A study released Monday found that pregnant women with a moderate to severe case of COVID-19 are at an increased risk for complications compared to pregnant women who did not have the virus.
The study by the National Institutes of Health (NIH) included more than 13,000 pregnant women who delivered babies from March 2020 to December 2020, before vaccines were available. About 2,400 of the pregnant women were infected with COVID-19.
The study found mild or asymptomatic infection was not associated with increased pregnancy risks.
However, those with a moderate to severe case of COVID-19 were more likely to give birth by cesarean section, deliver newborns preterm, die around the time of birth or experience serious illness from conditions associated with a complicated pregnancy.

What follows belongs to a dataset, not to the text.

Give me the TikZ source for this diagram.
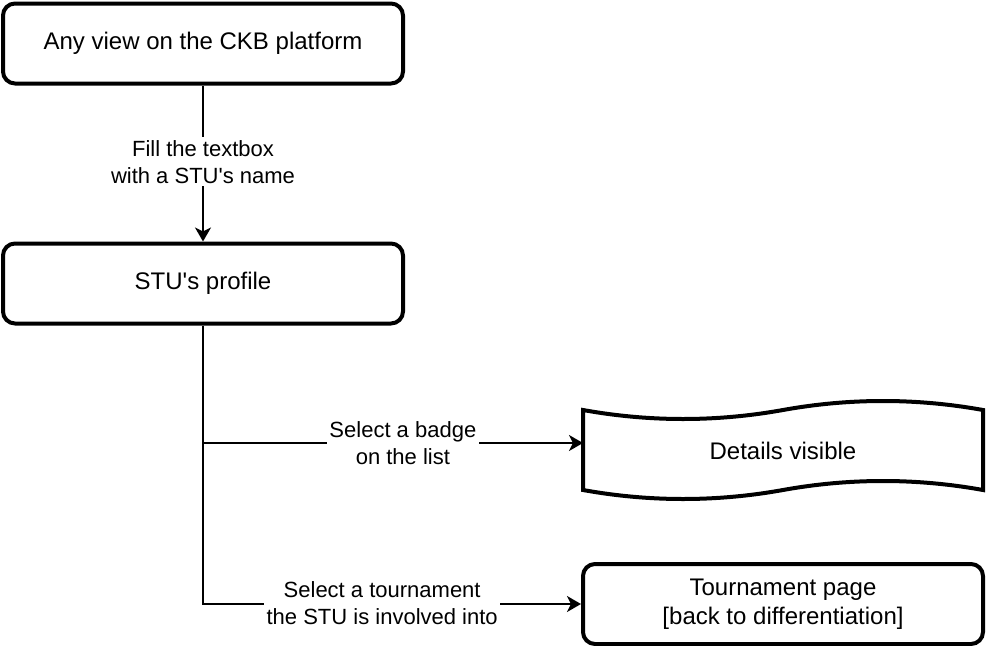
\documentclass[tikz,border=0pt]{standalone}
\usepackage{fontspec}
\setmainfont{Liberation Sans}
\usetikzlibrary{arrows.meta}
\tikzset{
  boxstyle/.style={draw=black, line width=3pt, rounded corners=9pt, minimum width=300pt, minimum height=60pt, inner sep=0pt, align=center, font=\fontsize{18pt}{21.6pt}\selectfont},
  tapetext/.style={minimum width=300pt, minimum height=60pt, inner sep=0pt, align=center, font=\fontsize{18pt}{21.6pt}\selectfont},
  tapeline/.style={draw=black, line width=3pt, line join=miter},
  conn/.style={draw=black, line width=1.5pt, -{Stealth[length=10.5pt, width=12pt, inset=3pt]}},
  elabel/.style={fill=white, inner sep=2pt, align=center, font=\fontsize{16.5pt}{20.7pt}\selectfont}
}
\begin{document}
\begin{tikzpicture}[x=0.75pt, y=-0.75pt]
\useasboundingbox (0,0) rectangle (986,646);
\node[boxstyle] (any) at (203,43.5) {Any view on the CKB platform};
\node[boxstyle] (prof) at (203,283.5) {STU\textquotesingle s profile};
\node[boxstyle] (tour) at (783,604) {Tournament page\\{}[back to differentiation]};
% tape shape
\path[tapeline] (583,410)
  .. controls (649.67,422) and (716.33,422) .. (783,410)
  .. controls (849.67,398) and (916.33,398) .. (983,410)
  -- (983,490)
  .. controls (916.33,478) and (849.67,478) .. (783,490)
  .. controls (716.33,502) and (649.67,502) .. (583,490)
  -- cycle;
\node[tapetext] (det) at (783,450.5) {Details visible};
\coordinate (detin) at (583,443);
\path[conn] (any.south) -- node[elabel, pos=0.49] (l1) {Fill the textbox\\with a STU\textquotesingle s name} (prof.north);
\path[conn] (prof.south) |- node[elabel, pos=0.763] (l2) {Select a badge\\on the list} (detin);
\path[conn] (prof.south) |- node[elabel, pos=0.737, yshift=0.75pt] (l3) {Select a tournament\\the STU is involved into} (tour.west);
\end{tikzpicture}
\end{document}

Those more severely affected by COVID-19 also were more likely to lose the pregnancy or have their infant die while still as a newborn, according to the study.
The NIH, in response to the study results, has called for more pregnant women and women of child-bearing age to get vaccinated if they are not already and take other safety precautions to prevent infection against the coronavirus.
“The findings underscore the need for women of child-bearing age and pregnant individuals to be vaccinated and to take other precautions against becoming infected with SARS-CoV-2,” said Dr. Diana Bianchi, director of the National Institute of Child Health and Human Development (NICHD), which funded the study.
“This is the best way to protect pregnant women and their babies.”